In 1966, he moved with a group of friends to a village in the Carpathians to work in isolation and in the middle of nature. Anticonformist and free, the group formed a nucleus of artists who would break away from official art: socialist realism.
During a trip to the USSR, a decisive event took place in the development of Mircea's artistic approach: his encounter with the dome of the Russian church. Mircea came to appreciate the elementary forms of Slavic sacred architecture. They would form the basis of his artistic research.
Mircea's primordial structures are a dialogue between science and nature, a kind of metaphysical meditation that reveals natural phenomena that exist but are imperceptible to our eyes. Mircea makes the invisible visible. It's easy to understand why he calls his works "Expansion" and "Meta-phenomenon", terms that refer to the immutable and infinite nature of the impermanence of everything.
In 1968, he travelled to Paris to take part in an exhibition entitled "6 jeunes peintres roumains" (6 young Romanian painters) at the Galerie Lambert.
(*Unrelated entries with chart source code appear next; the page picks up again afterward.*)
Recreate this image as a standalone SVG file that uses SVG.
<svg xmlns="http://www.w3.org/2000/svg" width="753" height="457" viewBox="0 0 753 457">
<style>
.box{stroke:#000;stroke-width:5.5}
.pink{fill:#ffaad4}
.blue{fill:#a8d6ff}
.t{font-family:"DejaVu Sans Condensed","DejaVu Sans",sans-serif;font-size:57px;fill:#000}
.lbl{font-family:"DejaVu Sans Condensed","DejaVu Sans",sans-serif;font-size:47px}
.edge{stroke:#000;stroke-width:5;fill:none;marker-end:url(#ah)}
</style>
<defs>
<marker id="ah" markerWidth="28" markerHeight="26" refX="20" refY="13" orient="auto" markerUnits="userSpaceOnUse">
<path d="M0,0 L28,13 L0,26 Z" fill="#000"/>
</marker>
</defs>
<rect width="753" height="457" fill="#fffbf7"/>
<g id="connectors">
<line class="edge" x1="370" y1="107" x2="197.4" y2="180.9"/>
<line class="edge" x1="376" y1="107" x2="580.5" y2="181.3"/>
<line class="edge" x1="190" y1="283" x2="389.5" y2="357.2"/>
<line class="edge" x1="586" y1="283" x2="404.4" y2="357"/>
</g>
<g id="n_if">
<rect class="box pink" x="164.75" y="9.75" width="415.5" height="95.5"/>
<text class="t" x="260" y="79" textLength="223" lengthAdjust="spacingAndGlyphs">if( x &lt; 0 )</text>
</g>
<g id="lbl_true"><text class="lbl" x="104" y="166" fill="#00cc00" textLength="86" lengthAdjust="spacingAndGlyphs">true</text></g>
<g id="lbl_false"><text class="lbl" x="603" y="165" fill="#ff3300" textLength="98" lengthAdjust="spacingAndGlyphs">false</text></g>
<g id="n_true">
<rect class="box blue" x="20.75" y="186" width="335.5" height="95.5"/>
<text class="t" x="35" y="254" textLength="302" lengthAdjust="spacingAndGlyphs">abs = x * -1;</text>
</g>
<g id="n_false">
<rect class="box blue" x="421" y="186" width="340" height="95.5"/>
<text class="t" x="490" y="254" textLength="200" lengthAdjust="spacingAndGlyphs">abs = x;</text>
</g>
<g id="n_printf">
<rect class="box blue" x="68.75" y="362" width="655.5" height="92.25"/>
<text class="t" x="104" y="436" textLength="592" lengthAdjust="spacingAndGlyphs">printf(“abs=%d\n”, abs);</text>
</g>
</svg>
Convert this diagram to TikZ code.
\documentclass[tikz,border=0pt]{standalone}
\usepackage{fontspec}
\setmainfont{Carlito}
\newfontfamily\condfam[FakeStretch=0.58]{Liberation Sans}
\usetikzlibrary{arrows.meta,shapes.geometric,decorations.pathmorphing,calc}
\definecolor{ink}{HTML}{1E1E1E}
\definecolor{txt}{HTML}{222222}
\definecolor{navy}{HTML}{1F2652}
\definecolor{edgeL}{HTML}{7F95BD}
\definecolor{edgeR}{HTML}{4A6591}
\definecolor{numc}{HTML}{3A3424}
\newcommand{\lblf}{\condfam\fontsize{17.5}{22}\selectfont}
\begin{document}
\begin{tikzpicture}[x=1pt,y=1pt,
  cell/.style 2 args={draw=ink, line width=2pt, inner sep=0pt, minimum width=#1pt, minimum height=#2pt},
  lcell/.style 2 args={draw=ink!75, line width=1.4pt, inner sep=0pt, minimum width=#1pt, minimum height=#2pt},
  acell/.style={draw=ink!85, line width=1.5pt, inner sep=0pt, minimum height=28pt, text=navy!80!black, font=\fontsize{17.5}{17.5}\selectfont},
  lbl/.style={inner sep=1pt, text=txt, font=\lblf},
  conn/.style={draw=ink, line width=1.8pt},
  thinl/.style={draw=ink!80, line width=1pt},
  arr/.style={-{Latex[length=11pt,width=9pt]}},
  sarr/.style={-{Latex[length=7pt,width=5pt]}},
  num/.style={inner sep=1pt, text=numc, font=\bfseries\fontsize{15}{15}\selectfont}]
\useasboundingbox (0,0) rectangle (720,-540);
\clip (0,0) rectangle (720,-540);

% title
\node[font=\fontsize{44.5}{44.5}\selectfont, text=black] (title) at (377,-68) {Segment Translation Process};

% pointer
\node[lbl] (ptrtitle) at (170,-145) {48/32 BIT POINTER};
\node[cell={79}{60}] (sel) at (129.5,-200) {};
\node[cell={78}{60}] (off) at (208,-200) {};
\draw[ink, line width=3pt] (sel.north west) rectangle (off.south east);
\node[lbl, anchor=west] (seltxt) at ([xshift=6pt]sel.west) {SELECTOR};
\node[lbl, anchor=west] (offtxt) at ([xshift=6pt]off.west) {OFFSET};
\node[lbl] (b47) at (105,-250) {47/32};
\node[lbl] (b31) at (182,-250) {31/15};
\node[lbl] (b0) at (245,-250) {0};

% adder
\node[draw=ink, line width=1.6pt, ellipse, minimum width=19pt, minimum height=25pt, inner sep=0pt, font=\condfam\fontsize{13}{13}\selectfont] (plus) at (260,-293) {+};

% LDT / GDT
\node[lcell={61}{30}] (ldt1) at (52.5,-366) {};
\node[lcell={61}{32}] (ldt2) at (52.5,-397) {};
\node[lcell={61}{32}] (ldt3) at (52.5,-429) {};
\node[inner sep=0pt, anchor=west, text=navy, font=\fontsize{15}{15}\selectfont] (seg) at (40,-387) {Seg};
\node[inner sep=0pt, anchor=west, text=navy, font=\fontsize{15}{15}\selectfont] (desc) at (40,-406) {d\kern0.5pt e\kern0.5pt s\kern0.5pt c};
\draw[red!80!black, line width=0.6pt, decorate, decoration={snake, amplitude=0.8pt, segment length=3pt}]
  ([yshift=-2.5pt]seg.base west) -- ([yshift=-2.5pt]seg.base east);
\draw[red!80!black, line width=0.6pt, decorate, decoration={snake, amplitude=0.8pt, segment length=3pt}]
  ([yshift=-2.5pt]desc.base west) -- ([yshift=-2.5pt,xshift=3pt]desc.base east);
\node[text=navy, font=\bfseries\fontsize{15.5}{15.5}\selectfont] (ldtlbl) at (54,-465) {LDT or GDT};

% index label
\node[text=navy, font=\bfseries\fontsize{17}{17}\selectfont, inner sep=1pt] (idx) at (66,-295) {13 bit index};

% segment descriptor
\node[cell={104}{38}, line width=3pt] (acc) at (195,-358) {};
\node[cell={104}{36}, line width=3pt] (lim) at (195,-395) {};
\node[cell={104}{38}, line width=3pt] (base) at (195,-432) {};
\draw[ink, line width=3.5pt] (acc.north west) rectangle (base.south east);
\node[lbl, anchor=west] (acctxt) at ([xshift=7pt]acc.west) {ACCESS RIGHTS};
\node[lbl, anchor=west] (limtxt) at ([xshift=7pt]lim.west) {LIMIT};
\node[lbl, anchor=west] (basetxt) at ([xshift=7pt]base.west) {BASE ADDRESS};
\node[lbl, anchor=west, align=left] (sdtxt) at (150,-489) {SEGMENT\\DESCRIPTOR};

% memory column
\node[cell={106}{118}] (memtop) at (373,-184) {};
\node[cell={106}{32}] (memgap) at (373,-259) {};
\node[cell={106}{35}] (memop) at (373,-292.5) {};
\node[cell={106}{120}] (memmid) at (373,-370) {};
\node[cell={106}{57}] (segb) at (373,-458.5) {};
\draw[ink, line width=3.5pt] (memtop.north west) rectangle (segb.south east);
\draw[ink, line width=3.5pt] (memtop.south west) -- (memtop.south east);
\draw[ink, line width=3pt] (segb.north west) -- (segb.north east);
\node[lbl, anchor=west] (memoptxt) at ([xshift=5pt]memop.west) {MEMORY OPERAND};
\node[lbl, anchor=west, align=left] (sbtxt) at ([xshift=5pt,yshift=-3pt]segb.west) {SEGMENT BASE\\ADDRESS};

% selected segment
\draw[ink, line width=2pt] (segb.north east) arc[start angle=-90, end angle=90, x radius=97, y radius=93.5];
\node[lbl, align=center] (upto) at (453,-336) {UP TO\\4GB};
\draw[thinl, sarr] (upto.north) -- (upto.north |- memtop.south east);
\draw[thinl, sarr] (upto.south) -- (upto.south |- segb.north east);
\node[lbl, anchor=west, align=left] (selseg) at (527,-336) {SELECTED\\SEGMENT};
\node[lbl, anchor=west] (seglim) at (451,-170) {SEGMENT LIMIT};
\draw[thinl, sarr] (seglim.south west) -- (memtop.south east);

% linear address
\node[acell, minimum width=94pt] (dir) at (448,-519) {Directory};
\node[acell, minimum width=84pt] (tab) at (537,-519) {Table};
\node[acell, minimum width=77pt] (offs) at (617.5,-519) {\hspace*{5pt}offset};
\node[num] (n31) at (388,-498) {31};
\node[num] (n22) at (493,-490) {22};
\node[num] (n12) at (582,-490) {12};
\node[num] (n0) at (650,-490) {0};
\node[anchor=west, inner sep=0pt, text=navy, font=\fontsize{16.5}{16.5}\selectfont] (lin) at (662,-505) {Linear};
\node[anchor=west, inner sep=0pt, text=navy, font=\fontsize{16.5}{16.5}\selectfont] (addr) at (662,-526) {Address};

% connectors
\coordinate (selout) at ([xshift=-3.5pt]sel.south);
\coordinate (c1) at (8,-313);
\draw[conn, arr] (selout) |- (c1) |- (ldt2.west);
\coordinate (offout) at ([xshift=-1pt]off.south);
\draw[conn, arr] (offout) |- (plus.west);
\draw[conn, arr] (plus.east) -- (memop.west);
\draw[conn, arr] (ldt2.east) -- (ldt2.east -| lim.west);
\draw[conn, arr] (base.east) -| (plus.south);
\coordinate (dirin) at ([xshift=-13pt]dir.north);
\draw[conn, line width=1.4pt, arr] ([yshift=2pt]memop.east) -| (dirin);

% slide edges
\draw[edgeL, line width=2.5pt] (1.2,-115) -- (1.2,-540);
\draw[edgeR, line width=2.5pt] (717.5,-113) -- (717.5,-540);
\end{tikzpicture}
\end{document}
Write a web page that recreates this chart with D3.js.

He stayed in France to escape communism. For him, it was like a second birth.
Mircea's serigraphs, influenced by Russian sacred art and kinetic art, met with considerable success. It was a period of abundance. He took part in numerous solo and group exhibitions. In 1971, he exhibited his serigraphs alongside Picasso and César at the "La pochade" gallery. "Knoll International" also took an interest in his work and represented him.
From 1970 onwards, Milcovitch worked with materials and created his first sculptures. His distinctive, elementary forms are still evident. Marble gradually became his favourite material. A few years later, in 1977, he was awarded the Prix Fénéon by the Académie de Paris (Sorbonne) for his sculptural work. Today, his work can be found in many official collections. The Bibliothèque Nationale conserves a large number of his prints. Some works have been purchased by the French state. One sculpture is in the French Embassy in Bucharest. The church of Saint-Germain-des-Prés also features a pair of angels on its mansion.
Widely recognised by the institutions in the 1970s, Mircea Milcovitch's work is now in need of a contemporary re-reading and wider public dissemination.